Prompt: Pull every line containing the word "chart" from the records.

# START OF Working data

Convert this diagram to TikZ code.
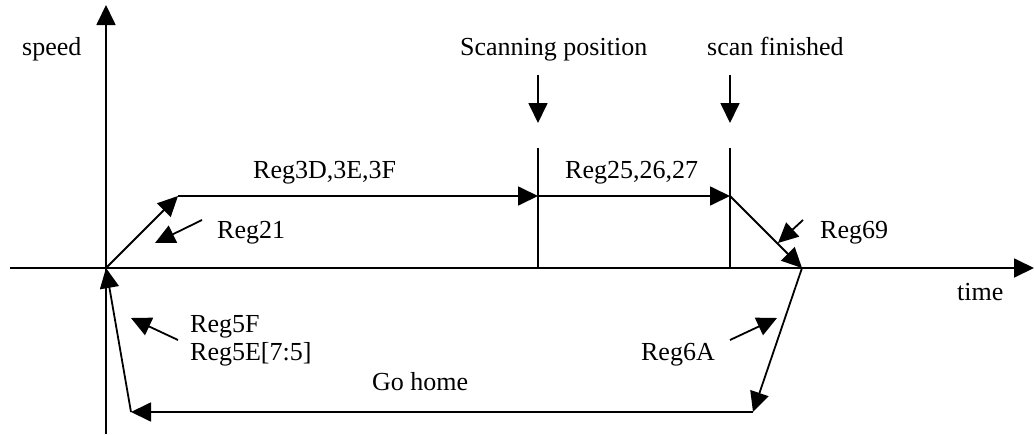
\documentclass[tikz,border=0pt]{standalone}
\usepackage{fontspec}
\setmainfont{Liberation Serif}
\usetikzlibrary{arrows.meta}
\begin{document}
\begin{tikzpicture}[x=1pt,y=-1pt,
  ln/.style={line width=1.8pt},
  arr/.style={ln,-{Triangle[length=20pt,width=19pt]}},
  lbl/.style={inner sep=0pt,anchor=base west,font=\fontsize{26}{28}\selectfont}]
\useasboundingbox (0,0) rectangle (1034,434);
% points
\coordinate (O) at (106,268);
\coordinate (A) at (178,196);
\coordinate (B) at (538,196);
\coordinate (C) at (730,196);
\coordinate (D) at (802,268);
\coordinate (E) at (753,412);
\coordinate (F) at (131,412);
\coordinate (ybot) at (106,434);
\coordinate (ytop) at (106,5);
\coordinate (xl) at (10,268);
\coordinate (xr) at (1034,268);
\coordinate (Bt) at (538,148);
\coordinate (Bb) at (538,268);
\coordinate (Ct) at (730,148);
\coordinate (Cb) at (730,268);
\coordinate (s1a) at (538,75);
\coordinate (s1b) at (538,123);
\coordinate (s2a) at (730,75);
\coordinate (s2b) at (730,123);
\coordinate (p21a) at (202,220);
\coordinate (p21b) at (155,243);
\coordinate (p69a) at (803,220);
\coordinate (p69b) at (778,243);
\coordinate (p5Fa) at (178,340);
\coordinate (p5Fb) at (131,318);
\coordinate (p6Aa) at (730,340);
\coordinate (p6Ab) at (777,318);
% axes
\draw[arr] (ybot) -- (ytop);
\draw[arr] (xl) -- (xr);
% vertical markers
\draw[ln] (Bt) -- (Bb);
\draw[ln] (Ct) -- (Cb);
\draw[arr] (s1a) -- (s1b);
\draw[arr] (s2a) -- (s2b);
% profile
\draw[arr] (O) -- (A);
\draw[arr] (A) -- (B);
\draw[arr] (B) -- (C);
\draw[arr] (C) -- (D);
\draw[arr] (D) -- (E);
\draw[arr] (E) -- (F);
\draw[arr] (F) -- (O);
% pointers
\draw[arr] (p21a) -- (p21b);
\draw[arr] (p69a) -- (p69b);
\draw[arr] (p5Fa) -- (p5Fb);
\draw[arr] (p6Aa) -- (p6Ab);
% labels
\node[lbl] (speed) at (22,55) {speed};
\node[lbl] (scanpos) at (460,55) {Scanning position};
\node[lbl] (scanfin) at (707,55) {scan finished};
\node[lbl] (r3d) at (253,178) {Reg3D,3E,3F};
\node[lbl] (r25) at (565,178) {Reg25,26,27};
\node[lbl] (r21) at (217,238) {Reg21};
\node[lbl] (r69) at (820,238) {Reg69};
\node[lbl] (time) at (957,300) {time};
\node[lbl] (r5f) at (190,332) {Reg5F};
\node[lbl] (r5e) at (190,360) {Reg5E[7:5]};
\node[lbl,anchor=base east] (r6a) at (715,360) {Reg6A};
\node[lbl] (home) at (372,390) {Go home};
\end{tikzpicture}
\end{document}
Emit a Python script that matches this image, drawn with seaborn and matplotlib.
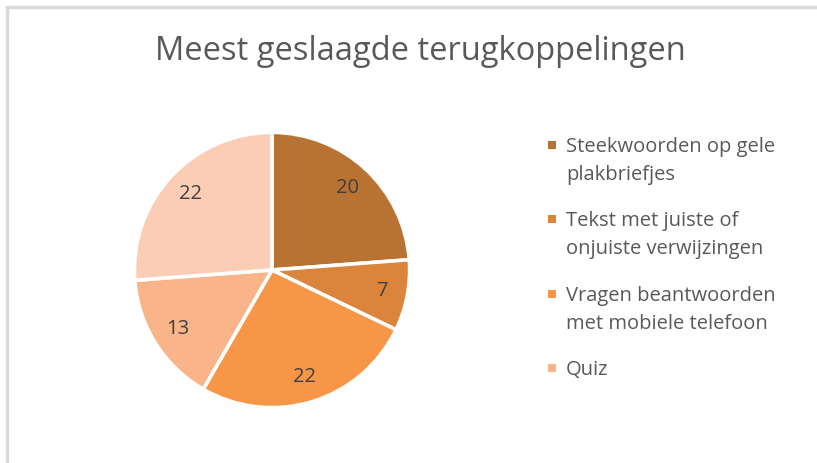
import matplotlib.pyplot as plt
import matplotlib.patches as mpatches
import seaborn as sns

title = 'Meest geslaagde terugkoppelingen'
labels = ['Steekwoorden op gele\nplakbriefjes',
          'Tekst met juiste of\nonjuiste verwijzingen',
          'Vragen beantwoorden\nmet mobiele telefoon',
          'Quiz',
          '']
values = [20, 7, 22, 13, 22]
colors = ['#B87333', '#DA843C', '#F79646', '#F9B48A', '#FBCDB5']

sns.set_theme(style='white')
plt.rcParams['font.family'] = ['Open Sans', 'DejaVu Sans']
text_color = '#595959'
W, H = 817, 463

fig = plt.figure(figsize=(8.17, 4.63), dpi=100)
fig.patch.set_facecolor('white')

# grey frame of the chart area
fig.patches.append(mpatches.Rectangle((7/W, -0.05), 1.2, 1 - 7/H + 0.05,
                                      transform=fig.transFigure, fill=False,
                                      edgecolor='#D9D9D9', linewidth=2.5))

ax = fig.add_axes([133/W, 54/H, 278/W, 278/H])
wedges, texts, autotexts = ax.pie(
    values, colors=colors, startangle=90, counterclock=False,
    autopct=lambda p: '%d' % round(p * sum(values) / 100),
    pctdistance=0.81,
    wedgeprops=dict(edgecolor='white', linewidth=2.6),
    textprops=dict(color='#404040', fontsize=14.5))
ax.set_xlim(-1.01, 1.01)
ax.set_ylim(-1.01, 1.01)
ax.set_aspect('equal')

fig.text(420/W, 1 - 52/H, title, ha='center', va='center',
         fontsize=23.5, color=text_color)

# legend like Excel: square aligned with first line of each entry
# (only the first four categories are shown, as in the original)
top, step, line_h, box = 145, 74.3, 28, 8
for i, (lab, col) in enumerate(zip(labels[:4], colors[:4])):
    yc = top + i * step
    fig.patches.append(mpatches.Rectangle(((552 - box / 2) / W, 1 - (yc + box / 2) / H),
                                          box / W, box / H, transform=fig.transFigure,
                                          facecolor=col, edgecolor='none'))
    for j, line in enumerate(lab.split('\n')):
        fig.text(566 / W, 1 - (yc + 2 + j * line_h) / H, line, ha='left',
                 va='center', fontsize=14.5, color=text_color)

plt.savefig('out.png', dpi=100)
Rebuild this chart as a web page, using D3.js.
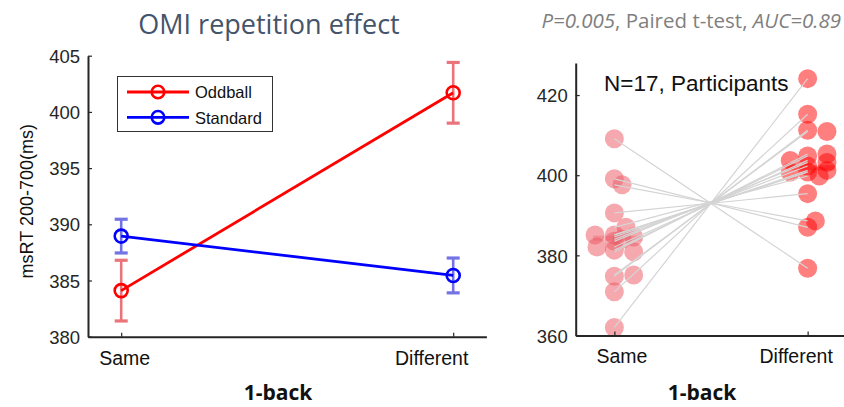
<!DOCTYPE html>
<html>
<head>
<meta charset="utf-8">
<script src="https://cdn.jsdelivr.net/npm/d3@7"></script>
<style>
  html, body { margin: 0; padding: 0; background: #fff; }
  svg { display: block; }
  .tick text { font-family: "Liberation Sans", Arial, sans-serif; }
</style>
</head>
<body>
<svg id="chart" width="844" height="407"></svg>
<script>
// ---- Group means (left panel) ----
const conditions = ["Same", "Different"];
const oddballMean = [384.1, 401.7];
const oddballSem = [2.7, 2.7];
const standardMean = [388.95, 385.45];
const standardSem = [1.5, 1.55];
const leftYTicks = [380, 385, 390, 395, 400, 405];

// ---- Participant values (right panel), index i = same participant ----
const sameRT = [409.1, 399.1, 397.6, 390.6, 387.0, 385.1, 385.1, 384.6, 384.0, 383.5, 382.1, 381.3, 380.9, 375.1, 374.8, 370.9, 362.0];
const diffRT = [376.8, 387.0, 388.6, 395.4, 399.8, 400.8, 400.8, 401.2, 402.3, 403.2, 403.7, 404.8, 405.3, 410.9, 411.2, 415.2, 424.1];
// horizontal scatter offsets, in category units
const sameJitter = [0, 0, 0.04, 0, 0.06, -0.1, 0, 0.1, 0.04, 0, -0.09, 0, 0.1, 0.1, 0, 0, 0];
const diffJitter = [0, 0, 0.04, 0, 0.06, -0.09, 0, 0.1, 0, 0.1, -0.09, 0, 0.1, 0.1, 0, 0, 0];
const rightYTicks = [360, 380, 400, 420];

const titleText = "OMI repetition effect";
const statsText = [
  { t: "P=0.005", italic: true },
  { t: ", Paired t-test, ", italic: false },
  { t: "AUC=0.89", italic: true }
];
const countText = "N=17, Participants";
const xAxisTitle = "1-back";
const yAxisTitle = "msRT 200-700(ms)";

const svg = d3.select("#chart");
const axisColor = "#262626";
const calibriLike = "'Open Sans', 'Noto Sans', sans-serif";
const arialLike = "'Liberation Sans', Arial, sans-serif";

// ================= Left panel =================
const L = { x0: 88, x1: 486.4, y0: 336.7, y1: 55.7 };
const xL = d3.scaleLinear().domain([0.9, 2.1]).range([L.x0, L.x1]);
const yL = d3.scaleLinear().domain([380, 405]).range([L.y0, L.y1]);

const gL = svg.append("g");

function styleAxis(g) {
  g.select(".domain").attr("stroke", axisColor).attr("stroke-width", 2);
  g.selectAll(".tick line").attr("stroke", axisColor).attr("stroke-width", 1.2);
}

// y axis (ticks pointing inward)
const yAxisL = gL.append("g")
  .attr("transform", `translate(${L.x0},0)`)
  .call(d3.axisLeft(yL).tickValues(leftYTicks).tickSizeInner(-4).tickSizeOuter(0).tickPadding(8));
styleAxis(yAxisL);
yAxisL.selectAll(".tick text").attr("font-size", 18.5).attr("fill", axisColor).attr("dy", "0.36em");

// x axis
const xAxisL = gL.append("g")
  .attr("transform", `translate(0,${L.y0})`)
  .call(d3.axisBottom(xL).tickValues([1, 2]).tickFormat(d => conditions[d - 1]).tickSizeInner(-4).tickSizeOuter(0).tickPadding(14));
styleAxis(xAxisL);
xAxisL.selectAll(".tick text")
  .attr("font-family", calibriLike).attr("font-size", 19.5).attr("fill", "#111")
  .attr("dx", (d, i) => i === 0 ? 3 : -22);

// axis titles
gL.append("text")
  .attr("transform", `translate(33,${(L.y0 + L.y1) / 2 + 5}) rotate(-90)`)
  .attr("text-anchor", "middle")
  .attr("font-family", arialLike).attr("font-size", 18).attr("fill", "#111")
  .text(yAxisTitle);
gL.append("text")
  .attr("x", 278).attr("y", 400)
  .attr("text-anchor", "middle")
  .attr("font-family", calibriLike).attr("font-size", 21).attr("font-weight", "bold").attr("fill", "#111")
  .text(xAxisTitle);
gL.append("text")
  .attr("x", 269).attr("y", 34)
  .attr("text-anchor", "middle")
  .attr("font-family", calibriLike).attr("font-size", 27).attr("fill", "#44546a")
  .text(titleText);

const series = [
  { name: "Oddball", mean: oddballMean, sem: oddballSem, color: "#ff0000", errColor: "#e97479" },
  { name: "Standard", mean: standardMean, sem: standardSem, color: "#0000ff", errColor: "#7373e6" }
];

// error bars
series.forEach(s => {
  const eg = gL.append("g").attr("stroke", s.errColor).attr("fill", "none");
  s.mean.forEach((m, i) => {
    const x = xL(i + 1);
    eg.append("line").attr("x1", x).attr("x2", x)
      .attr("y1", yL(m - s.sem[i])).attr("y2", yL(m + s.sem[i])).attr("stroke-width", 2.6);
    [m - s.sem[i], m + s.sem[i]].forEach(v => {
      eg.append("line").attr("x1", x - 6.5).attr("x2", x + 6.5)
        .attr("y1", yL(v)).attr("y2", yL(v)).attr("stroke-width", 3.2);
    });
  });
});

// connecting lines and open markers
const lineGen = d3.line().x((d, i) => xL(i + 1)).y(d => yL(d));
series.forEach(s => {
  gL.append("path").datum(s.mean)
    .attr("d", lineGen).attr("fill", "none")
    .attr("stroke", s.color).attr("stroke-width", 2.8);
});
series.forEach(s => {
  gL.selectAll(null).data(s.mean).join("circle")
    .attr("cx", (d, i) => xL(i + 1)).attr("cy", d => yL(d))
    .attr("r", 6.5).attr("fill", "none")
    .attr("stroke", s.color).attr("stroke-width", 2.6);
});

// legend
const lg = gL.append("g");
lg.append("rect").attr("x", 117.5).attr("y", 76.5).attr("width", 155).attr("height", 55)
  .attr("fill", "#fff").attr("stroke", "#333").attr("stroke-width", 1);
series.forEach((s, i) => {
  const y = 92 + i * 25.3;
  lg.append("line").attr("x1", 127).attr("x2", 189).attr("y1", y).attr("y2", y)
    .attr("stroke", s.color).attr("stroke-width", 2.8);
  lg.append("circle").attr("cx", 158).attr("cy", y).attr("r", 6.3)
    .attr("fill", "none").attr("stroke", s.color).attr("stroke-width", 2.6);
  lg.append("text").attr("x", 195).attr("y", y + 6.2)
    .attr("font-family", arialLike).attr("font-size", 16.5).attr("fill", "#111")
    .text(s.name);
});

// ================= Right panel =================
const R = { x0: 575.7, x1: 846.3, y0: 335.5, y1: 63 };
const xR = d3.scaleLinear().domain([0.8, 2.2]).range([R.x0, R.x1]);
const yR = d3.scaleLinear().domain([360, 428]).range([R.y0, R.y1]);

const gR = svg.append("g");

// participant markers
const sameFill = "rgb(235,90,100)";
const diffFill = "rgb(255,0,0)";
gR.selectAll(null).data(sameRT).join("circle")
  .attr("cx", (d, i) => xR(1 + sameJitter[i])).attr("cy", d => yR(d))
  .attr("r", 9.5).attr("fill", sameFill).attr("fill-opacity", 0.52);
gR.selectAll(null).data(diffRT).join("circle")
  .attr("cx", (d, i) => xR(2 + diffJitter[i])).attr("cy", d => yR(d))
  .attr("r", 9.5).attr("fill", diffFill).attr("fill-opacity", 0.5);

// group mean bars
[[1, d3.mean(sameRT), sameFill], [2, d3.mean(diffRT), diffFill]].forEach(([c, m, col]) => {
  gR.append("line")
    .attr("x1", xR(c - 0.11)).attr("x2", xR(c + 0.14))
    .attr("y1", yR(m)).attr("y2", yR(m))
    .attr("stroke", col).attr("stroke-opacity", 0.35).attr("stroke-width", 5);
});

// paired lines
gR.selectAll(null).data(sameRT).join("line")
  .attr("x1", xR(1)).attr("x2", xR(2))
  .attr("y1", d => yR(d)).attr("y2", (d, i) => yR(diffRT[i]))
  .attr("stroke", "#d4d4d4").attr("stroke-width", 1.2);

// axes
const yAxisR = gR.append("g")
  .attr("transform", `translate(${R.x0},0)`)
  .call(d3.axisLeft(yR).tickValues(rightYTicks).tickSizeInner(-4).tickSizeOuter(0).tickPadding(8));
styleAxis(yAxisR);
yAxisR.selectAll(".tick text").attr("font-size", 18.5).attr("fill", axisColor).attr("dy", "0.36em");

const xAxisR = gR.append("g")
  .attr("transform", `translate(0,${R.y0})`)
  .call(d3.axisBottom(xR).tickValues([1, 2]).tickFormat(d => conditions[d - 1]).tickSizeInner(-4).tickSizeOuter(0).tickPadding(14));
styleAxis(xAxisR);
xAxisR.selectAll(".tick text")
  .attr("font-family", calibriLike).attr("font-size", 19.5).attr("fill", "#111")
  .attr("dx", (d, i) => i === 0 ? 7 : -12);

gR.append("text")
  .attr("x", 702).attr("y", 400)
  .attr("text-anchor", "middle")
  .attr("font-family", calibriLike).attr("font-size", 21).attr("font-weight", "bold").attr("fill", "#111")
  .text(xAxisTitle);

gR.append("text")
  .attr("x", 604).attr("y", 91)
  .attr("font-family", arialLike).attr("font-size", 22.5).attr("fill", "#111")
  .text(countText);

const st = gR.append("text")
  .attr("x", 841).attr("y", 28)
  .attr("text-anchor", "end")
  .attr("font-family", calibriLike).attr("font-size", 20.5).attr("fill", "#7f7f7f");
statsText.forEach(p => {
  st.append("tspan").attr("font-style", p.italic ? "italic" : "normal").text(p.t);
});
</script>
</body>
</html>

# END OF Working data

Task result:
# grey frame of the chart area
Rebuild this chart as a web page, using D3.js.
<svg id="chart" width="844" height="407"></svg>
const svg = d3.select("#chart");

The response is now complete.